Everything You Need to Know About Short Term Loans

If you’re in a pinch for some extra dough, but don’t have the credit history for one of those snazzy rewards cards, or a loan from your bank, a short term loan may be the solution. While most personal loans have repayment terms of at least 12 months, short term loans give you repayment options of anywhere from 2 to 12 months.

Having no credit history has the annoying effect of making it damn near impossible to get a loan, and it can seem impossible to get your foot in the door in building your credit history. The same is true for borrowers with poor credit scores – your options are severely limited, and finding a lender willing to extend a loan to you can be difficult.

Short term loans have the added benefit of often coming without a credit check, so people with bad or empty credit history actually have a shot at getting one. But it’s not all sunshine and rainbows with short term loans – there are some strings attached. I’ll fill you in on some of the givens, and things to watch out for when shopping around for a no credit check loan.

#1 – Interest Rates

It’s unfortunate, and pretty unavoidable; with any short term no credit check loan, you’re probably going to see some pretty high interest rates. These loans are marketed specifically towards borrowers that are considered high risk, and often don’t qualify for more affordable loans. The sucky catch22 is that the less you can afford, the higher your interest often is.

Make sure to take the interest rates into account before signing a short term loan contract. These rates can often be between 30% and 60% of your balance, and even higher with some lending agencies. Just keep your monthly payments low, and try to pay off your balance as quickly as possible to avoid letting those interest rates clean you out.

#2 – Early Repayment Penalities

What?? But I thought they wanted me to pay off my loan?

Wrong. They may want you to pay off that loan, but they don’t want you to do it too quickly. Lenders make the majority of their money from interest rates and fees, and the faster you pay down your balance, the less they stand to skim off the top.

For this reason, a lot of lenders work early repayment penalties into their short term loan contracts. This means that if you pay off the loan before the terms of your agreement are up, you can actually be hit with a sizeable fee, designed to help the lender recoup the interest they would have made off of you.

The moral of the story? With any loan, but especially a short term loan with no credit checks, make sure they don’t penalize you for paying off your balance ahead of schedule.

#3 – Down Payments

Just like with any other loan, a fast cash or short term payday loan is going to usually require some kind of a down payment. Since these loans often come with no credit check, you’re usually considered a pretty high risk customer, and they’re going to want a sizeable down payment to secure your line of credit.

The key here is to make sure you can afford the monthly payments + interest, as well as a chunk of change for the down payment. This is usually around 30%-50% of the balance of your loan, but can vary a lot depending on your lender.

#4 – Credit Reporting

If you’re looking into this type of loan, chances are your credit isn’t the greatest. Hey, don’t sweat it. We’ve all been there, and everyone’s gotta start somewhere. Short term loans are great for improving your credit score, because they are accounts that are usually open and shut in well under 12 months. As you make on time payments, your credit score improves, giving you a better chance for lower interest rates and down payments in the future.

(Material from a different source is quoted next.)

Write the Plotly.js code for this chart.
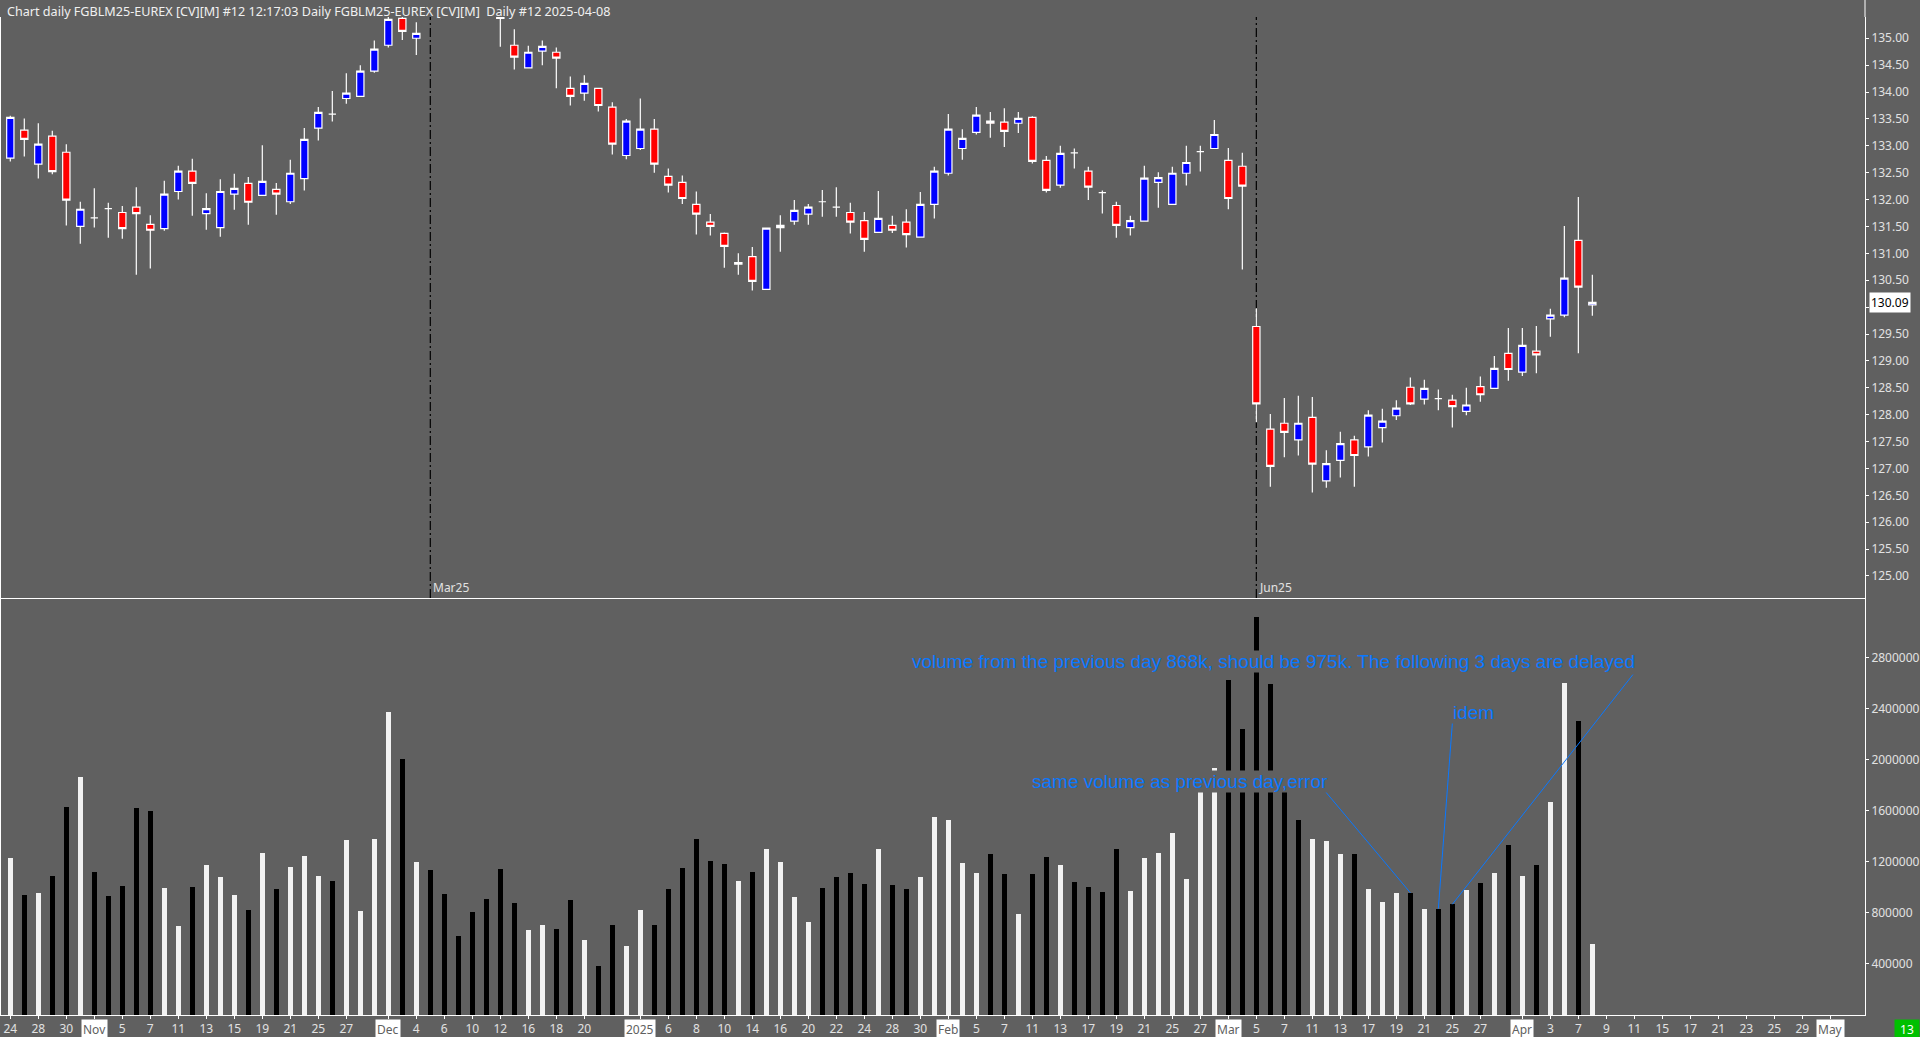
<!DOCTYPE html>
<html>
<head>
<meta charset="utf-8">
<script src="https://cdn.plot.ly/plotly-3.0.1.min.js"></script>
<style>
html,body{margin:0;padding:0;background:#606060;overflow:hidden}
#chart{width:1920px;height:1037px}
</style>
</head>
<body>
<div id="chart"></div>
<script>
// ---- data (daily bars, 24 Oct 2024 .. 8 Apr 2025, one slot per trading day) ----
const openP = [132.77,133.29,132.66,133.18,132.88,131.50,131.66,131.83,131.76,131.86,
131.54,131.46,132.15,132.53,131.74,131.48,132.10,132.30,132.08,132.19,
131.96,132.39,133.33,133.59,133.88,133.92,134.39,134.87,135.37,135.00,
136.10,136.20,136.30,136.25,136.00,135.55,134.87,134.45,134.76,134.74,
134.07,133.98,134.07,133.72,132.82,132.95,133.31,132.43,132.32,131.91,
131.58,131.37,130.80,130.94,130.33,131.48,131.60,131.73,131.96,131.86,
131.76,131.61,131.39,131.52,131.58,131.30,131.91,132.49,132.95,133.25,
133.46,133.44,133.42,133.53,132.73,132.27,132.87,132.53,132.13,131.89,
131.48,131.60,132.32,131.91,132.49,132.89,132.95,132.73,132.62,129.64,
127.73,127.84,127.53,127.95,126.77,127.15,127.53,127.40,127.76,127.98,
128.51,128.29,128.30,128.27,128.06,128.52,128.49,129.14,128.79,129.18,
129.78,129.85,131.24,130.04];
const highP = [133.56,133.51,133.42,133.28,133.03,131.96,132.21,131.94,131.88,132.23,
131.71,132.35,132.63,132.76,132.12,132.38,132.48,132.42,133.01,132.31,
132.74,133.33,133.72,134.02,134.35,134.50,134.96,135.45,135.43,135.30,
136.35,136.45,136.55,136.45,136.20,135.70,135.17,134.86,134.96,134.83,
134.29,134.31,134.08,133.81,133.50,133.88,133.50,132.58,132.45,132.15,
131.73,131.39,131.00,131.12,131.48,131.71,131.99,131.92,132.18,132.23,
131.94,131.77,132.16,131.70,131.82,132.14,132.61,133.59,133.31,133.72,
133.63,133.70,133.63,133.55,132.81,133.00,132.95,132.61,132.17,131.96,
131.70,132.63,132.51,132.61,133.00,133.00,133.48,132.96,132.87,129.98,
128.01,128.31,128.35,128.33,127.34,127.68,127.61,128.08,128.11,128.27,
128.69,128.65,128.47,128.37,128.50,128.71,129.09,129.61,129.61,129.65,
129.97,131.51,132.05,130.60];
const lowP = [132.71,132.80,132.39,132.47,131.52,131.18,131.48,131.29,131.27,130.60,
130.72,131.42,132.00,131.70,131.44,131.31,131.81,131.53,132.07,131.72,
131.92,132.17,133.10,133.45,133.78,133.91,134.36,134.83,134.97,134.69,
135.75,135.85,136.00,135.90,135.55,134.84,134.42,134.44,134.50,134.07,
133.75,133.84,133.64,132.84,132.75,132.92,132.50,132.13,131.92,131.35,
131.33,130.73,130.60,130.31,130.32,131.03,131.53,131.53,131.68,131.68,
131.37,131.03,131.38,131.38,131.11,131.29,131.65,132.45,132.74,133.21,
133.15,132.98,133.24,132.67,132.13,132.22,132.58,131.99,131.74,131.29,
131.33,131.60,131.85,131.91,132.26,132.52,132.95,131.82,130.70,127.86,
126.66,127.21,127.24,126.55,126.64,126.83,126.66,127.22,127.48,127.90,
128.18,128.19,128.08,127.76,127.99,128.24,128.48,128.63,128.72,128.77,
129.45,129.81,129.14,129.84];
const closeP = [133.53,133.12,133.03,132.52,131.99,131.82,131.66,131.83,131.46,131.74,
131.43,132.10,132.53,132.30,131.83,132.15,132.21,131.95,132.34,132.10,
132.49,133.12,133.62,133.59,133.98,134.39,134.80,135.35,135.13,135.09,
135.90,136.05,136.15,136.05,135.70,135.37,134.65,134.74,134.85,134.63,
133.92,134.16,133.75,133.03,133.46,133.31,132.66,132.27,132.02,131.73,
131.50,131.13,130.83,130.48,131.47,131.52,131.80,131.86,131.96,131.86,
131.58,131.26,131.65,131.43,131.35,131.91,132.53,133.31,133.14,133.57,
133.42,133.27,133.51,132.71,132.17,132.86,132.87,132.23,132.13,131.52,
131.61,132.40,132.41,132.49,132.69,132.89,133.21,132.02,132.25,128.20,
127.04,127.67,127.84,127.08,127.09,127.46,127.24,127.99,127.88,128.12,
128.20,128.49,128.30,128.15,128.18,128.37,128.86,128.84,129.29,129.11,
129.85,130.54,130.37,130.09];
const volume = [1234000,944000,959000,1093000,1634000,1869000,1124000,936000,1014000,1626000,
1603000,999000,701000,1007000,1179000,1085000,944000,826000,1273000,991000,
1163000,1250000,1093000,1054000,1375000,818000,1383000,2379000,2010000,1203000,
1140000,952000,622000,810000,912000,1148000,881000,669000,708000,677000,
905000,591000,387000,708000,544000,826000,708000,991000,1156000,1383000,
1210000,1187000,1054000,1124000,1305000,1203000,928000,732000,999000,1085000,
1116000,1030000,1305000,1022000,991000,1085000,1556000,1532000,1195000,1116000,
1265000,1108000,795000,1108000,1242000,1179000,1046000,1007000,967000,1305000,
975000,1234000,1273000,1430000,1069000,1820000,1940000,2630000,2246000,3124000,
2599000,1850000,1532000,1383000,1367000,1265000,1265000,991000,889000,959000,
959000,834000,834000,868000,983000,1038000,1116000,1336000,1093000,1179000,
1673000,2606000,2308000,559000];
// 1 = light volume bar, 0 = dark volume bar (as printed on the chart)
const volUp = [1,0,1,0,0,1,0,0,0,0, 0,1,1,0,1,1,1,0,1,0,
1,1,1,0,1,1,1,1,0,1, 0,0,0,0,0,0,0,1,1,0,
0,1,0,0,1,1,0,0,0,0, 0,0,1,0,1,1,1,1,0,0,
0,0,1,0,0,1,1,1,1,1, 0,0,1,0,0,1,0,0,0,0,
1,1,1,1,1,1,1,0,0,0, 0,0,0,1,1,1,0,1,1,1,
0,1,0,0,1,0,1,0,1,0, 1,1,0,1];

const tickIdx = [0,2,4,6,8,10,12,14,16,18,20,22,24,27,29,31,33,35,37,39,41,45,47,49,51,53,55,57,59,61,63,65,67,69,71,73,75,77,79,81,83,85,87,89,91,93,95,97,99,101,103,105,108,110,112,114,116,118,120,122,124,126,128,130];
const tickText = ['24','28','30','Nov','5','7','11','13','15','19','21','25','27','Dec','4','6','10','12','16','18','20','2025','6','8','10','14','16','20','22','24','28','30','Feb','5','7','11','13','17','19','21','25','27','Mar','5','7','11','13','17','19','21','25','27','Apr','3','7','9','11','15','17','21','23','25','29','May'];
const monthNames = ['Nov','Dec','2025','Feb','Mar','Apr','May'];

const rollIdx = [30, 89];
const rollText = ['Mar25', 'Jun25'];

const priceTicks = [125,125.5,126,126.5,127,127.5,128,128.5,129,129.5,130,130.5,131,131.5,132,132.5,133,133.5,134,134.5,135];
const volTicks = [400000,800000,1200000,1600000,2000000,2400000,2800000];

const titleText = 'Chart daily FGBLM25-EUREX [CV][M] #12 12:17:03 Daily FGBLM25-EUREX [CV][M]  Daily #12 2025-04-08';
const noteTexts = ['volume from the previous day 868k, should be 975k. The following 3 days are delayed', 'idem', 'same volume as previous day,error'];
const noteTargets = [103, 102, 100];
const cornerText = '13';

// ---- build ----
const dayIdx = openP.map((_, i) => i);
const BG = '#606060';
const FG = '#e2e2e2';
const UIFONT = 'Noto Sans, Open Sans, sans-serif';
const NOTEFONT = 'Liberation Sans, Arial, sans-serif';
const NOTECOL = '#0a78ff';
const SPLIT = 0.41784;
const XR = [-0.664, 132.475];

const candles = {
  type: 'candlestick', x: dayIdx, open: openP, high: highP, low: lowP, close: closeP,
  xaxis: 'x', yaxis: 'y', whiskerwidth: 0, hoverinfo: 'skip', showlegend: false,
  increasing: {line: {color: '#ffffff', width: 1.2}, fillcolor: '#0000ff'},
  decreasing: {line: {color: '#ffffff', width: 1.2}, fillcolor: '#ff0000'}
};
const vols = {
  type: 'bar', x: dayIdx, y: volume, xaxis: 'x2', yaxis: 'y2', width: 0.34,
  marker: {color: volUp.map(u => u ? '#f2f2f2' : '#000000'), line: {width: 0}},
  hoverinfo: 'skip', showlegend: false
};

const lastClose = closeP[closeP.length - 1];

const annotations = [];
annotations.push({xref: 'paper', yref: 'paper', x: 0, y: 1, xanchor: 'left', yanchor: 'middle',
  xshift: 4, yshift: 6, text: titleText, showarrow: false, font: {family: UIFONT, size: 12.6, color: '#f0f0f0'}});
tickIdx.forEach((ix, k) => {
  if (monthNames.includes(tickText[k])) {
    annotations.push({xref: 'x2', yref: 'paper', x: ix, y: 0, yanchor: 'top', xanchor: 'center', yshift: -4,
      text: tickText[k], showarrow: false, bgcolor: '#ffffff', borderpad: 1,
      font: {family: UIFONT, size: 12, color: '#606060'}});
  }
});
rollIdx.forEach((ix, k) => {
  annotations.push({xref: 'x', yref: 'paper', x: ix, y: SPLIT, xanchor: 'left', yanchor: 'middle',
    xshift: 1, yshift: 10, text: rollText[k], showarrow: false, font: {family: UIFONT, size: 12, color: FG}});
});
annotations.push({xref: 'paper', yref: 'y', x: 1, y: lastClose, xanchor: 'left', yanchor: 'middle', xshift: 4,
  text: lastClose.toFixed(2), showarrow: false, bgcolor: '#ffffff', borderpad: 1,
  font: {family: UIFONT, size: 12, color: '#000000'}});
annotations.push({xref: 'paper', yref: 'paper', x: 1, y: 0, xanchor: 'right', yanchor: 'top', xshift: 55, yshift: -4,
  text: cornerText, showarrow: false, bgcolor: '#00c000', borderpad: 1, width: 22,
  font: {family: UIFONT, size: 12, color: '#ffffff'}});
// notes
const notePos = [
  {x: 64.34, y: 2770000, lx: 115.9, ly: 2670000},
  {x: 102.95, y: 2374000, lx: 103.0, ly: 2287000},
  {x: 72.89, y: 1835000, lx: 93.96, ly: 1749000}
];
const shapes = [];
noteTexts.forEach((t, k) => {
  const p = notePos[k];
  annotations.push({xref: 'x2', yref: 'y2', x: p.x, y: p.y, xanchor: 'left', yanchor: 'middle',
    text: t, showarrow: false, bgcolor: BG, borderpad: 0,
    font: {family: NOTEFONT, size: 19, color: NOTECOL}});
  shapes.push({type: 'line', xref: 'x2', yref: 'y2', x0: p.lx, y0: p.ly,
    x1: noteTargets[k], y1: volume[noteTargets[k]], line: {color: NOTECOL, width: 1}});
});
rollIdx.forEach(ix => {
  shapes.push({type: 'line', layer: 'below', xref: 'x', yref: 'paper', x0: ix, x1: ix, y0: SPLIT, y1: 1,
    line: {color: '#000000', width: 1.2, dash: '9px,3px,2px,3px'}});
});
shapes.push({type: 'line', xref: 'paper', yref: 'paper', x0: 1, x1: 1, y0: 1, y1: 1.02,
  line: {color: '#ffffff', width: 1}});

const axBase = {showgrid: false, zeroline: false, linecolor: '#ffffff', linewidth: 1, fixedrange: true,
  tickcolor: '#ffffff', tickfont: {family: UIFONT, size: 12, color: FG}};

// the price-tick label hidden behind the last-price box is left blank
const priceTickText = priceTicks.map(v => Math.abs(v - lastClose) < 0.25 ? '' : v.toFixed(2));

const layout = {
  width: 1920, height: 1037,
  margin: {l: 1, r: 55, t: 17, b: 22, pad: 0},
  paper_bgcolor: BG, plot_bgcolor: BG,
  showlegend: false, hovermode: false,
  boxgap: 0.48, boxgroupgap: 0, bargap: 0,
  xaxis: Object.assign({}, axBase, {domain: [0, 1], anchor: 'y', range: XR, showticklabels: false,
    ticks: '', showline: true, rangeslider: {visible: false}}),
  xaxis2: Object.assign({}, axBase, {domain: [0, 1], anchor: 'y2', range: XR, showline: true,
    tickmode: 'array', tickvals: tickIdx,
    ticktext: tickText.map(t => monthNames.includes(t) ? ' ' : t),
    ticks: 'outside', ticklen: 3}),
  yaxis: Object.assign({}, axBase, {domain: [SPLIT, 1], anchor: 'x', side: 'right',
    range: [124.5903, 135.3956], tickmode: 'array', tickvals: priceTicks, ticktext: priceTickText,
    ticks: 'outside', ticklen: 3, showline: true, mirror: true}),
  yaxis2: Object.assign({}, axBase, {domain: [0, SPLIT], anchor: 'x2', side: 'right',
    range: [0, 3270600], tickmode: 'array', tickvals: volTicks, tickformat: 'd',
    ticks: 'outside', ticklen: 3, showline: true, mirror: true}),
  annotations: annotations,
  shapes: shapes
};

Plotly.newPlot('chart', [candles, vols], layout, {displayModeBar: false, staticPlot: true});
</script>
</body>
</html>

However, keep in mind that getting in over your head with one of these loans can be pretty financially catastrophic. If you default on one, negative things on your credit report take seven years to fall off, even after you’ve settled the debt.

#5 – Late Payment Fees

Speaking of defaulting, make sure that you stay on top of those payments. Not only is it great for your credit score, but it will help you avoid the dreaded late payment fees. These can be up to around $100, and compounded with missed payments with interest can really set you back. Stay on top of things, and don’t even go down that road.

 

Short term loans with no credit check are a great way to get your foot in the door and start building your credit. Use a little budgeting sense, manage your monthly payments, and know what you’re signing up for. If you do all of those things, you can make one of these loans work for you.